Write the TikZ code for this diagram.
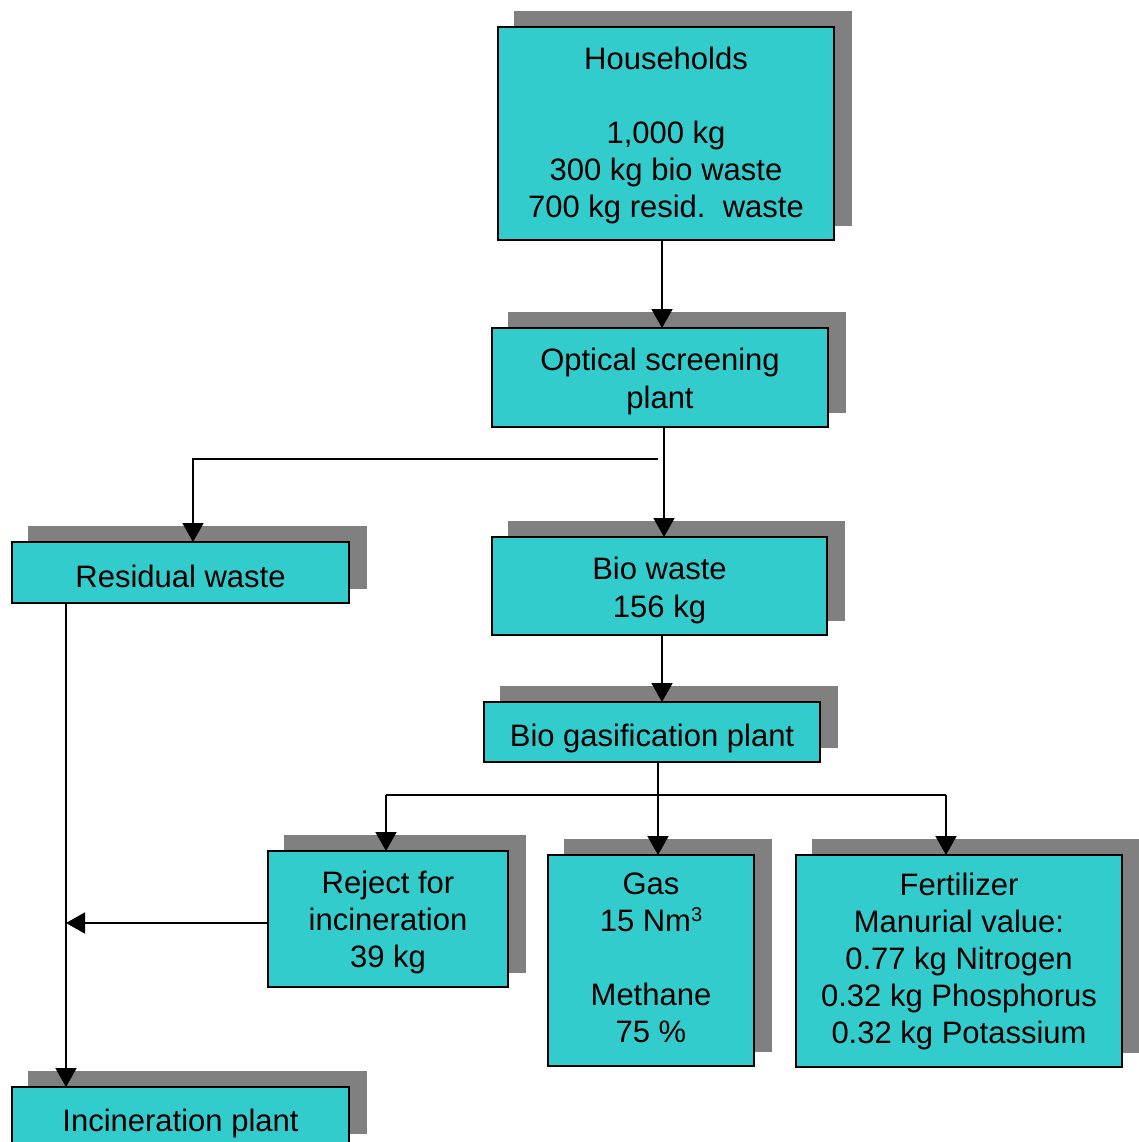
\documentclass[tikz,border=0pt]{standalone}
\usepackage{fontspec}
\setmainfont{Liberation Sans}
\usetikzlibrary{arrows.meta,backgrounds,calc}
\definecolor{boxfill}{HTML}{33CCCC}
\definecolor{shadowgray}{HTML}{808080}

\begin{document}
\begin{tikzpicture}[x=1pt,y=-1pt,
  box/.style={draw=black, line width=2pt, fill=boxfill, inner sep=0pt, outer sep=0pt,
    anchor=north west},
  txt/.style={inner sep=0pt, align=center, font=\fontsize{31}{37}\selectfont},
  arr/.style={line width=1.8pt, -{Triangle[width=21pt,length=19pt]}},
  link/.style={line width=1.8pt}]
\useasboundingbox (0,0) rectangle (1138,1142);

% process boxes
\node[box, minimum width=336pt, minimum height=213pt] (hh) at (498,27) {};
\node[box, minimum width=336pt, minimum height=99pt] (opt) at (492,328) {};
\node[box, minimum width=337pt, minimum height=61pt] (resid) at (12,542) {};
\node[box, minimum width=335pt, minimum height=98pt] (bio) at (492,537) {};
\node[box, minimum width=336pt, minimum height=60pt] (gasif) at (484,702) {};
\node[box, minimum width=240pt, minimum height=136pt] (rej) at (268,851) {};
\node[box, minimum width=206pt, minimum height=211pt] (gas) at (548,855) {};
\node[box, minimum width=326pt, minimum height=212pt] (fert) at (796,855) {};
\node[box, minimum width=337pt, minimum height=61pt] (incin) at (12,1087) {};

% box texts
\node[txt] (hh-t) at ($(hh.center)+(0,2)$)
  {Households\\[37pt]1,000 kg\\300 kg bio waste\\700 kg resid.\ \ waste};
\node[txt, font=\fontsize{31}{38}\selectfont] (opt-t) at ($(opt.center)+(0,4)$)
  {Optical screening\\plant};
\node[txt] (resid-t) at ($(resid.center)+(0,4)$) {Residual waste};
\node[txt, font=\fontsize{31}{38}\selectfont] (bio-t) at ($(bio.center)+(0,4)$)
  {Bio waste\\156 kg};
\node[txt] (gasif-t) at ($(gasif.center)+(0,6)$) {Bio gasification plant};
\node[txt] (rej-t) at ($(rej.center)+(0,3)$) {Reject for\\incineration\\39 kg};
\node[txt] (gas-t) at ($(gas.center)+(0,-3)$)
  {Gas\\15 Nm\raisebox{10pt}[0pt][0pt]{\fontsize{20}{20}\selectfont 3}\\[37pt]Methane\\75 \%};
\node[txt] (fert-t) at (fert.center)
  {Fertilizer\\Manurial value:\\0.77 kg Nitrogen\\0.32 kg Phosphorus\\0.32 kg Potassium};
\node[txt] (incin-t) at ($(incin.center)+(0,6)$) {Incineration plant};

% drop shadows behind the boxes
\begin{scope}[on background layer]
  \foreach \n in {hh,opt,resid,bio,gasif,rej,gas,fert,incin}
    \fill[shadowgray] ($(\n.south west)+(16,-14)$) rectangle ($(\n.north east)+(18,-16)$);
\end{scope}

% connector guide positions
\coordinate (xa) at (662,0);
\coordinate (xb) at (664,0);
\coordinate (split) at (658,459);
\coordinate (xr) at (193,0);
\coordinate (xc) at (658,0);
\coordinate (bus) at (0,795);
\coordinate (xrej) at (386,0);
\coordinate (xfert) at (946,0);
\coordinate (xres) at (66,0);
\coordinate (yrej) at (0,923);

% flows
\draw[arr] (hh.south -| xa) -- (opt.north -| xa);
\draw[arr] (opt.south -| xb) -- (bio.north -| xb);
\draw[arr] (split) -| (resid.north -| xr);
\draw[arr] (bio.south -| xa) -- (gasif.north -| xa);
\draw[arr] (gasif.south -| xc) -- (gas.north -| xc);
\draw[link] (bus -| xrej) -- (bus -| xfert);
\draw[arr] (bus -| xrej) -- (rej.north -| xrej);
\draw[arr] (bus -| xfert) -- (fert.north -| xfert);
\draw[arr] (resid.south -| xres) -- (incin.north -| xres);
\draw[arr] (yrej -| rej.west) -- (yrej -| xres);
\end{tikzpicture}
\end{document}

==================================================

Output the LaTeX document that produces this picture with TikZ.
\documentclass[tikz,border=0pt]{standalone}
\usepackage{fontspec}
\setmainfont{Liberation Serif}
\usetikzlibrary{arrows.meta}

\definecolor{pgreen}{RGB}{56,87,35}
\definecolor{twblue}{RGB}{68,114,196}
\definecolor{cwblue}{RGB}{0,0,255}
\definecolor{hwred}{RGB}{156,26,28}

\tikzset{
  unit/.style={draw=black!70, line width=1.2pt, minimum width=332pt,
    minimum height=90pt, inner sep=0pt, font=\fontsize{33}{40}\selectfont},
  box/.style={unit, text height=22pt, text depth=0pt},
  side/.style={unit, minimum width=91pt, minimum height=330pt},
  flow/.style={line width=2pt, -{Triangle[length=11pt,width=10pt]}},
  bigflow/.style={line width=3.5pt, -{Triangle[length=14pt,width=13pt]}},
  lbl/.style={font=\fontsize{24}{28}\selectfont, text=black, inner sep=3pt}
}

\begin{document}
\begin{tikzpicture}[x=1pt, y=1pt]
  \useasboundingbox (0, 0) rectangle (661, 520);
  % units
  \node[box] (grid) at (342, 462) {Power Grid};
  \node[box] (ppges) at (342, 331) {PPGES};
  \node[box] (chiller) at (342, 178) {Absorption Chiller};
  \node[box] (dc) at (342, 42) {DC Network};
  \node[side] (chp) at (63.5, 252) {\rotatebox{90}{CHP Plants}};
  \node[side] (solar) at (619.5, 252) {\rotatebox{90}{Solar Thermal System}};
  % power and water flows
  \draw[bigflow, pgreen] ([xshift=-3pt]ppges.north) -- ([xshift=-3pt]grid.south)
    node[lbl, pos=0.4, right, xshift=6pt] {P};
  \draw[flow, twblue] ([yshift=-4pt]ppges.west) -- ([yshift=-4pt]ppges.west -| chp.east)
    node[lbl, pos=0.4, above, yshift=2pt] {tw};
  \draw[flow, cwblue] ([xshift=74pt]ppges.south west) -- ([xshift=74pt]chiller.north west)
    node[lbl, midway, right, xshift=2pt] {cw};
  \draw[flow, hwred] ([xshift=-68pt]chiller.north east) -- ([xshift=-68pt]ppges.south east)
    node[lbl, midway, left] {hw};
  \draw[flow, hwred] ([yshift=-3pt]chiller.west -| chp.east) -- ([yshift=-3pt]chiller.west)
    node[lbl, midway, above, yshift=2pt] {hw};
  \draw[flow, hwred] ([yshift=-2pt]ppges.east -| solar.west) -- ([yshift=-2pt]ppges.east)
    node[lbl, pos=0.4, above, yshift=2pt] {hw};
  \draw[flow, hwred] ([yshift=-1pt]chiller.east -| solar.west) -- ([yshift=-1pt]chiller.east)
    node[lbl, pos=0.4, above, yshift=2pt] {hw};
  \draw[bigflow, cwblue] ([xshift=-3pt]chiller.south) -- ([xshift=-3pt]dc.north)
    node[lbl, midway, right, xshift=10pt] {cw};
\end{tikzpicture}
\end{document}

==================================================

## INSTRUCTION
Only the lines from the one with "Write the TikZ code for this diagram." down to the one with "(0,0) rectangle (1138,1142);" belong in your copy, both ends included; write them out exactly and skip any pictures.

## SOLUTION TO THIS PROBLEM
Write the TikZ code for this diagram.
\documentclass[tikz,border=0pt]{standalone}
\usepackage{fontspec}
\setmainfont{Liberation Sans}
\usetikzlibrary{arrows.meta,backgrounds,calc}
\definecolor{boxfill}{HTML}{33CCCC}
\definecolor{shadowgray}{HTML}{808080}

\begin{document}
\begin{tikzpicture}[x=1pt,y=-1pt,
  box/.style={draw=black, line width=2pt, fill=boxfill, inner sep=0pt, outer sep=0pt,
    anchor=north west},
  txt/.style={inner sep=0pt, align=center, font=\fontsize{31}{37}\selectfont},
  arr/.style={line width=1.8pt, -{Triangle[width=21pt,length=19pt]}},
  link/.style={line width=1.8pt}]
\useasboundingbox (0,0) rectangle (1138,1142);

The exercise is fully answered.